Pese a que Valparaíso siempre se reinventa, los porteños no debemos alimentar falsas ilusiones. El centralismo piensa sólo en la capital. Los votos de quienes viajan en el Transantiago convierten al resto de los chilenos en ciudadanos de tercera. El rescate del patrimonio porteño -ascensores, troles o zonas ricas arquitectónicamente- termina dependiendo de centralistas que carecen de vínculo afectivo con la ciudad, se acuerdan de ella antes de las elecciones y creen que existe sólo cuando el viernes arriban a sus cerros escapando del esmog.

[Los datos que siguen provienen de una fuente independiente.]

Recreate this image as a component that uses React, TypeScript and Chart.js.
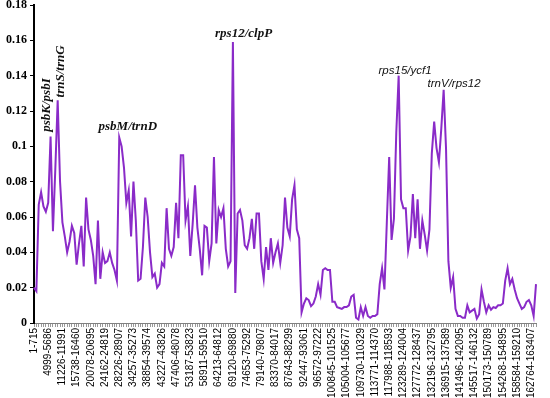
import React, { useEffect, useRef } from 'react';
import { Chart, registerables } from 'chart.js';

Chart.register(...registerables);

// Sliding-window labels shown on the x axis (one every `pointsPerLabel` windows)
const windowLabels: string[] = [
  '1-715', '4999-5686', '11226-11991', '15738-16460', '20078-20695', '24162-24819',
  '28226-28907', '34257-35273', '38854-39574', '43227-43826', '47406-48078', '53187-53823',
  '58911-59510', '64213-64812', '69120-69880', '74653-75292', '79140-79807', '83370-84017',
  '87643-88299', '92447-93061', '96572-97222', '100845-101525', '105004-105677', '109730-110329',
  '113771-114370', '117988-118593', '123289-124004', '127772-128437', '132196-132795', '136915-137589',
  '141496-142095', '145517-146132', '150173-150789', '154268-154895', '158584-159210', '162764-163407',
];
const pointsPerLabel = 6;

// Nucleotide diversity (Pi) per window
const diversity: number[] = [
  0.020, 0.018, 0.067, 0.074, 0.066, 0.063, 0.068, 0.1055, 0.052, 0.087,
  0.126, 0.080, 0.057, 0.049, 0.040, 0.046, 0.055, 0.051, 0.033, 0.045,
  0.055, 0.032, 0.071, 0.053, 0.047, 0.038, 0.022, 0.058, 0.025, 0.040,
  0.034, 0.035, 0.040, 0.034, 0.030, 0.024, 0.105, 0.100, 0.088, 0.068,
  0.075, 0.049, 0.080, 0.058, 0.024, 0.025, 0.043, 0.071, 0.060, 0.040,
  0.026, 0.028, 0.020, 0.022, 0.034, 0.032, 0.065, 0.042, 0.038, 0.043,
  0.068, 0.048, 0.095, 0.095, 0.058, 0.066, 0.038, 0.056, 0.078, 0.054,
  0.042, 0.027, 0.055, 0.054, 0.035, 0.045, 0.094, 0.045, 0.064, 0.060,
  0.065, 0.042, 0.032, 0.035, 0.159, 0.017, 0.062, 0.064, 0.058, 0.044,
  0.042, 0.048, 0.059, 0.042, 0.062, 0.062, 0.035, 0.025, 0.043, 0.030,
  0.048, 0.034, 0.040, 0.045, 0.034, 0.044, 0.071, 0.054, 0.049, 0.070,
  0.078, 0.053, 0.048, 0.006, 0.011, 0.014, 0.013, 0.0095, 0.011, 0.015,
  0.022, 0.016, 0.030, 0.031, 0.030, 0.030, 0.012, 0.012, 0.009, 0.0085,
  0.008, 0.009, 0.009, 0.010, 0.015, 0.016, 0.003, 0.002, 0.009, 0.004,
  0.009, 0.004, 0.003, 0.004, 0.004, 0.005, 0.022, 0.031, 0.019, 0.057,
  0.094, 0.047, 0.059, 0.108, 0.140, 0.070, 0.065, 0.065, 0.041, 0.049,
  0.073, 0.048, 0.070, 0.042, 0.058, 0.050, 0.041, 0.053, 0.096, 0.114,
  0.099, 0.091, 0.110, 0.132, 0.099, 0.035, 0.020, 0.026, 0.008, 0.004,
  0.004, 0.003, 0.003, 0.010, 0.006, 0.007, 0.008, 0.0025, 0.005, 0.019,
  0.012, 0.006, 0.010, 0.0075, 0.009, 0.0085, 0.010, 0.010, 0.011, 0.024,
  0.031, 0.022, 0.025, 0.019, 0.014, 0.011, 0.008, 0.009, 0.012, 0.013,
  0.010, 0.004, 0.022,
];

// Hotspot region names
const peakNames: string[] = ['psbK/psbI', 'trnS/trnG', 'psbM/trnD', 'rps12/clpP', 'rps15/ycf1', 'trnV/rps12'];

const categories = diversity.map((_, i) =>
  i % pointsPerLabel === 0 ? windowLabels[i / pointsPerLabel] ?? '' : ''
);

const serifLabel = 'italic bold 13px "Liberation Serif", serif';
const sansLabel = 'italic 11.5px "Liberation Sans", Arial, sans-serif';

// Where each hotspot name is written (in axis units: window index, Pi level)
const annotations = [
  { name: peakNames[0], at: 5.15, level: 0.1234, rotate: true, font: serifLabel },
  { name: peakNames[1], at: 11.2, level: 0.1424, rotate: true, font: serifLabel },
  { name: peakNames[2], at: 39.6, level: 0.1109, rotate: false, font: serifLabel },
  { name: peakNames[3], at: 88.5, level: 0.164, rotate: false, font: serifLabel },
  { name: peakNames[4], at: 156.7, level: 0.143, rotate: false, font: sansLabel },
  { name: peakNames[5], at: 177.4, level: 0.1356, rotate: false, font: sansLabel },
];

const peakLabelPlugin = {
  id: 'peakLabels',
  afterDatasetsDraw(chart: any) {
    const { ctx } = chart;
    const x = chart.scales.x;
    const y = chart.scales.y;
    annotations.forEach((a) => {
      const px = x.getPixelForValue(a.at);
      const py = y.getPixelForValue(a.level);
      ctx.save();
      ctx.translate(px, py);
      if (a.rotate) ctx.rotate(-Math.PI / 2);
      ctx.font = a.font;
      ctx.fillStyle = '#111';
      ctx.textAlign = 'center';
      ctx.textBaseline = 'middle';
      ctx.fillText(a.name, 0, 0);
      ctx.restore();
    });
  },
};

export default function App() {
  const canvasRef = useRef<HTMLCanvasElement | null>(null);

  useEffect(() => {
    if (!canvasRef.current) return;
    const chart = new Chart(canvasRef.current, {
      type: 'line',
      data: {
        labels: categories,
        datasets: [
          {
            data: diversity,
            borderColor: '#8A2BC8',
            borderWidth: 2,
            pointRadius: 0,
            tension: 0,
            fill: false,
          },
        ],
      },
      options: {
        animation: false,
        responsive: true,
        maintainAspectRatio: false,
        devicePixelRatio: 1,
        layout: { padding: { top: 5, right: 14, left: 0, bottom: 0 } },
        plugins: {
          legend: { display: false },
          tooltip: { enabled: false },
        },
        scales: {
          x: {
            type: 'category',
            offset: false,
            grid: {
              display: true,
              drawOnChartArea: false,
              drawTicks: true,
              tickLength: 4,
              color: '#9a9a9a',
              lineWidth: 1,
            },
            border: { display: true, color: '#808080', width: 1 },
            ticks: {
              autoSkip: false,
              maxRotation: 90,
              minRotation: 90,
              padding: 1,
              color: '#000',
              font: { family: '"Liberation Sans", Arial, sans-serif', size: 10 },
            },
            afterFit: (s: any) => {
              s.height = 75;
              s.paddingLeft = 0;
              s.paddingRight = 0;
            },
          },
          y: {
            min: 0,
            max: 0.18,
            ticks: {
              stepSize: 0.02,
              padding: 3,
              color: '#000',
              font: { family: '"Liberation Serif", serif', size: 12, weight: 'bold' },
              callback: (v: any) => String(+Number(v).toFixed(2)),
            },
            grid: {
              drawOnChartArea: false,
              drawTicks: true,
              tickLength: 4,
              color: '#000',
              lineWidth: 1,
            },
            border: { display: true, color: '#000', width: 2 },
            afterFit: (s: any) => {
              s.width = 34;
              s.paddingTop = 0;
              s.paddingBottom = 0;
            },
          },
        },
      },
      plugins: [peakLabelPlugin],
    } as any);
    return () => chart.destroy();
  }, []);

  return (
    <div style={{ position: 'absolute', left: 0, top: 0, width: 550, height: 398, background: '#fff' }}>
      <canvas ref={canvasRef} />
    </div>
  );
}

El Gobierno debería marcar un cambio en el trato que ha otorgado el centralismo a Valparaíso. Le conviene. Si hoy se pierden los ascensores y mañana el apoyo de la Unesco, y siguen disminuyendo los cruceros, los empresarios turísticos locales recibirán un golpe duro, aumentarán el desempleo y el desencanto, y habrá efervescencia social. Siempre hay tareas más urgentes y rentables (aparentemente) que la cultura, pero no hay que confiarse, pues la cultura, cuando se la descuida, se venga -pienso, mientras el antiguo tranvía, repleto de turistas, sigue traqueteando ufano por Nueva Orleans.